[Plotting code records]
____________________

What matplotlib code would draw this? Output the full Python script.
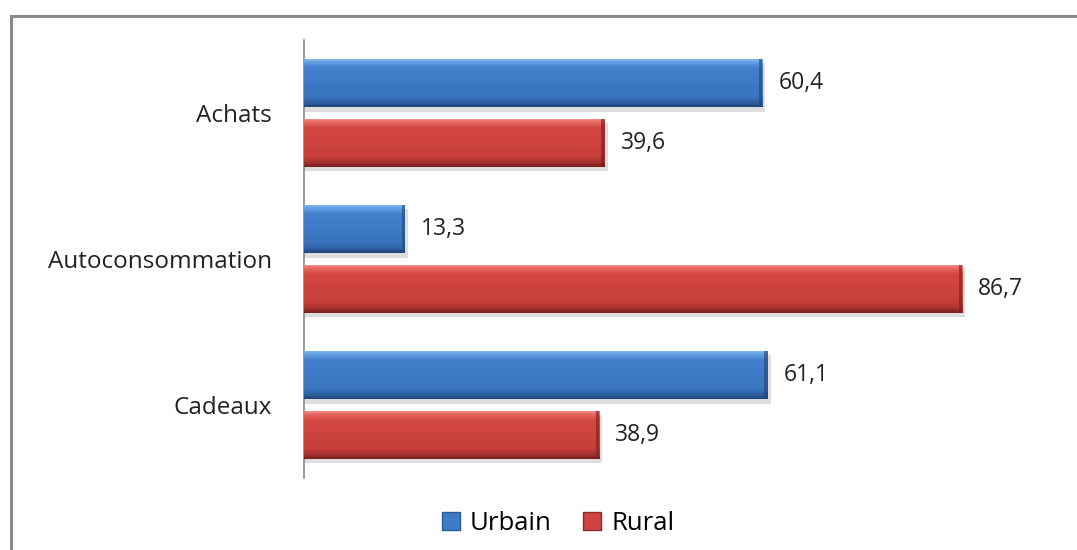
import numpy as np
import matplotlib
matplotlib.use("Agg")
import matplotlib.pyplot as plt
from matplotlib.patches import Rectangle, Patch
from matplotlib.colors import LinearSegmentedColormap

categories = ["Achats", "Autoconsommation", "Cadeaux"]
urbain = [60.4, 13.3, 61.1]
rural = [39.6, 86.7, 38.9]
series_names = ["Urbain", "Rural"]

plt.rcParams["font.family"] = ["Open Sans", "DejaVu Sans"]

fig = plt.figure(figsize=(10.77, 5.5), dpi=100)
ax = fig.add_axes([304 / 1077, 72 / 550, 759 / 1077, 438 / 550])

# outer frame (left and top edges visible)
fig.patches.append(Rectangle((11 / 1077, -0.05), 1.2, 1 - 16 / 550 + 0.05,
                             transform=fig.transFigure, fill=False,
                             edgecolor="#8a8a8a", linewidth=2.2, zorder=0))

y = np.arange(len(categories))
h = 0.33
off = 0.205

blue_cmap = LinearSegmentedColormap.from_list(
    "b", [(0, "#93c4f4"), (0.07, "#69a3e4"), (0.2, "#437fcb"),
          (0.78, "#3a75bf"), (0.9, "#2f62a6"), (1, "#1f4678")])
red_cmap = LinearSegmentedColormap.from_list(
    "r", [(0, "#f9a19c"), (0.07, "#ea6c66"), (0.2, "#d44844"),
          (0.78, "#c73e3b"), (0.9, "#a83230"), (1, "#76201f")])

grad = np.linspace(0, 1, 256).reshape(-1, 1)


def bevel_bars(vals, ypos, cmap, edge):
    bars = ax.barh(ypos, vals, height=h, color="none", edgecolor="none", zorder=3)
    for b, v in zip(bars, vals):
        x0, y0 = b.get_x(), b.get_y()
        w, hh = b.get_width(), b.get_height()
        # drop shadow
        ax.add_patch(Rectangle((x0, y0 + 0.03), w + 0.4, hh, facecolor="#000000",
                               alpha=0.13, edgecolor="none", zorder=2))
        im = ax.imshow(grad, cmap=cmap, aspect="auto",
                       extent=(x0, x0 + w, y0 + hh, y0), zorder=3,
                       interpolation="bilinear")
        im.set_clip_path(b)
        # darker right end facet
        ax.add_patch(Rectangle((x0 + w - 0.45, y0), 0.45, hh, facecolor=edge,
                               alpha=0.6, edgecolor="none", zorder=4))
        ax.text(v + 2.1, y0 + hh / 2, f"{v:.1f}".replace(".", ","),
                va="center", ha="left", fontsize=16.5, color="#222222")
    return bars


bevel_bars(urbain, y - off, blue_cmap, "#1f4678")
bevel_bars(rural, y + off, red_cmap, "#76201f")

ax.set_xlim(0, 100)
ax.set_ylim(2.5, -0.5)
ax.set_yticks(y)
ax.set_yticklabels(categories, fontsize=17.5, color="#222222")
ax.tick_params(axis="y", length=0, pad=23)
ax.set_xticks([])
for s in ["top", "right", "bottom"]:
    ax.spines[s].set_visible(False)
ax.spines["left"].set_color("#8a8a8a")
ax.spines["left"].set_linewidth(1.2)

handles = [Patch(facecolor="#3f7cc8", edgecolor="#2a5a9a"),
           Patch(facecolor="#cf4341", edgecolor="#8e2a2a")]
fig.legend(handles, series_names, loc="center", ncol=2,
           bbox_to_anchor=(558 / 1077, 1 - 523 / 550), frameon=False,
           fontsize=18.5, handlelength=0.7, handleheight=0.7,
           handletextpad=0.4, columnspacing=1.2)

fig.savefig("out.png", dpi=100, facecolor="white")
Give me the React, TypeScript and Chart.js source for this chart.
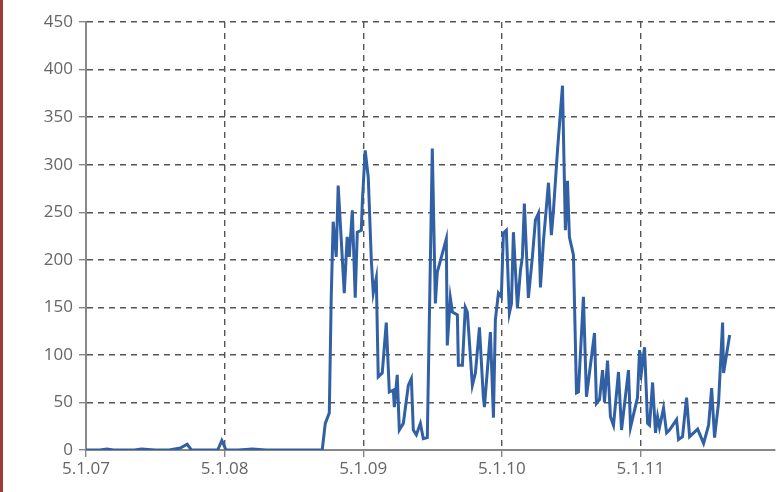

____________________

Problem statement: Make an exact copy of every record, pictures excluded.

Answer to the task:
What matplotlib code would draw this? Output the full Python script.
import numpy as np
import matplotlib
matplotlib.use("Agg")
import matplotlib.pyplot as plt
from matplotlib.patches import Rectangle, Patch
from matplotlib.colors import LinearSegmentedColormap

categories = ["Achats", "Autoconsommation", "Cadeaux"]
urbain = [60.4, 13.3, 61.1]
rural = [39.6, 86.7, 38.9]
series_names = ["Urbain", "Rural"]

plt.rcParams["font.family"] = ["Open Sans", "DejaVu Sans"]

fig = plt.figure(figsize=(10.77, 5.5), dpi=100)
ax = fig.add_axes([304 / 1077, 72 / 550, 759 / 1077, 438 / 550])

# outer frame (left and top edges visible)
fig.patches.append(Rectangle((11 / 1077, -0.05), 1.2, 1 - 16 / 550 + 0.05,
                             transform=fig.transFigure, fill=False,
                             edgecolor="#8a8a8a", linewidth=2.2, zorder=0))

y = np.arange(len(categories))
h = 0.33
off = 0.205

blue_cmap = LinearSegmentedColormap.from_list(
    "b", [(0, "#93c4f4"), (0.07, "#69a3e4"), (0.2, "#437fcb"),
          (0.78, "#3a75bf"), (0.9, "#2f62a6"), (1, "#1f4678")])
red_cmap = LinearSegmentedColormap.from_list(
    "r", [(0, "#f9a19c"), (0.07, "#ea6c66"), (0.2, "#d44844"),
          (0.78, "#c73e3b"), (0.9, "#a83230"), (1, "#76201f")])

grad = np.linspace(0, 1, 256).reshape(-1, 1)


def bevel_bars(vals, ypos, cmap, edge):
    bars = ax.barh(ypos, vals, height=h, color="none", edgecolor="none", zorder=3)
    for b, v in zip(bars, vals):
        x0, y0 = b.get_x(), b.get_y()
        w, hh = b.get_width(), b.get_height()
        # drop shadow
        ax.add_patch(Rectangle((x0, y0 + 0.03), w + 0.4, hh, facecolor="#000000",
                               alpha=0.13, edgecolor="none", zorder=2))
        im = ax.imshow(grad, cmap=cmap, aspect="auto",
                       extent=(x0, x0 + w, y0 + hh, y0), zorder=3,
                       interpolation="bilinear")
        im.set_clip_path(b)
        # darker right end facet
        ax.add_patch(Rectangle((x0 + w - 0.45, y0), 0.45, hh, facecolor=edge,
                               alpha=0.6, edgecolor="none", zorder=4))
        ax.text(v + 2.1, y0 + hh / 2, f"{v:.1f}".replace(".", ","),
                va="center", ha="left", fontsize=16.5, color="#222222")
    return bars


bevel_bars(urbain, y - off, blue_cmap, "#1f4678")
bevel_bars(rural, y + off, red_cmap, "#76201f")

ax.set_xlim(0, 100)
ax.set_ylim(2.5, -0.5)
ax.set_yticks(y)
ax.set_yticklabels(categories, fontsize=17.5, color="#222222")
ax.tick_params(axis="y", length=0, pad=23)
ax.set_xticks([])
for s in ["top", "right", "bottom"]:
    ax.spines[s].set_visible(False)
ax.spines["left"].set_color("#8a8a8a")
ax.spines["left"].set_linewidth(1.2)

handles = [Patch(facecolor="#3f7cc8", edgecolor="#2a5a9a"),
           Patch(facecolor="#cf4341", edgecolor="#8e2a2a")]
fig.legend(handles, series_names, loc="center", ncol=2,
           bbox_to_anchor=(558 / 1077, 1 - 523 / 550), frameon=False,
           fontsize=18.5, handlelength=0.7, handleheight=0.7,
           handletextpad=0.4, columnspacing=1.2)

fig.savefig("out.png", dpi=100, facecolor="white")
Give me the React, TypeScript and Chart.js source for this chart.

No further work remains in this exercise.